Taylor denies that he still has anything to do with the rebels, but last week it was he who announced that they would abide by President Kabbah's cease-fire. And the rebels' commander in the field, Sam Bockarie, referred to Taylor as his "chief" on the BBC when he confirmed he would comply.

At the same time, Sierra Leone's government also has puppet strings. It was Nigeria's foreign minister, Ignatius Olisemeka, who reneged on the proposed cease-fire, saying Jan. 15, "When we're ready for peace we will let them know."

Nigeria's interest in Sierra Leone is widely believed to be diamonds. There are historical links. Most freed slaves in Sierra Leone came from Nigeria.

Nigeria's stated objective is to show itself to be a superpower in the region, deserving of a permanent seat on the UN Security Council. But even as Nigerian soldiers are dying in Sierra Leone in the name of democracy, their Army hasn't yet allowed democracy at home.

Because of that, the US had been reluctant to back ECOMOG. But, with Nigeria's promise of the military handing power to an elected government in May, US support has increased.

In theory, ECOMOG fits with US policy in Africa. Since US-led forces failed to bring peace to Somalia, Washington has coordinated international efforts to create an all-African army.

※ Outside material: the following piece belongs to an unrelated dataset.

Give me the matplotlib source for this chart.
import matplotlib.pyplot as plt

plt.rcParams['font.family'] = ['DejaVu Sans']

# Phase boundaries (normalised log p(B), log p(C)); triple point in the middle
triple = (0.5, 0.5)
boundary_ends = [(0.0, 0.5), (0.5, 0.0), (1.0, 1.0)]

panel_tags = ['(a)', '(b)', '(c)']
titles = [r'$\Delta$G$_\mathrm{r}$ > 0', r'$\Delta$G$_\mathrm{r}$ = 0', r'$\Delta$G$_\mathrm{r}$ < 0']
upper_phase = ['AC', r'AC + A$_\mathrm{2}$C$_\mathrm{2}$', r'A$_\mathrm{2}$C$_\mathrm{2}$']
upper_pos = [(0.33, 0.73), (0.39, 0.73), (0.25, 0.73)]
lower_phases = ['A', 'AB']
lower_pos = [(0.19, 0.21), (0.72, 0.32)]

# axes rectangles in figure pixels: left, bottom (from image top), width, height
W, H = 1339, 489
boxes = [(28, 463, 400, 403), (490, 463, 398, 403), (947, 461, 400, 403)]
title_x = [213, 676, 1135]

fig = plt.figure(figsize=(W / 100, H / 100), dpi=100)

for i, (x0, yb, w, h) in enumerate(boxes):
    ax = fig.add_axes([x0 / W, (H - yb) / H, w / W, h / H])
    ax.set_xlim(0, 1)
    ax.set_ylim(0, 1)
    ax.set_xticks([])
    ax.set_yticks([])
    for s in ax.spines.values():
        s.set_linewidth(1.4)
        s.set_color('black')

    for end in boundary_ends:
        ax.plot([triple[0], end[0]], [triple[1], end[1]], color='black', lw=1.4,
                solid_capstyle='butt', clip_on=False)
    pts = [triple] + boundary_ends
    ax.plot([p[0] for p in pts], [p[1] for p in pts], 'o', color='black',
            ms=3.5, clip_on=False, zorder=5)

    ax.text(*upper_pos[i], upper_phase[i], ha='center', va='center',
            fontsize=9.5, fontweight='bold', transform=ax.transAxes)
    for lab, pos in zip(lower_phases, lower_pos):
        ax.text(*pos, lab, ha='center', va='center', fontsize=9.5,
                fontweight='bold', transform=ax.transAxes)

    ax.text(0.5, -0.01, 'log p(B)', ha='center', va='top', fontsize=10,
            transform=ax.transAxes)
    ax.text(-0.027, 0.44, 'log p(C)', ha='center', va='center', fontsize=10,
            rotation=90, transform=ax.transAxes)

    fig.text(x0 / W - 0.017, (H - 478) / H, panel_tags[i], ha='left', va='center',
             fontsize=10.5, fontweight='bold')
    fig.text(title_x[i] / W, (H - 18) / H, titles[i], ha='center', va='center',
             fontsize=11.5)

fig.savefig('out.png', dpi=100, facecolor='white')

But South Africa's President Nelson Mandela has expressed concern that the Western states want an African army to defend their interests. When ECOMOG soldiers deserted guardposts during an attack on the US Embassy in Liberia last year, a high-ranking US official reportedly made a call to the Nigerian commander threatening to cut off aid. Suddenly they were back at their posts.

The more immediate concern with regional armies is that they turn civil wars into regional ones. ECOMOG has not remained neutral in conflicts. But countering that argument is the fact that Congo's civil war turned regional before the regional armies there were created.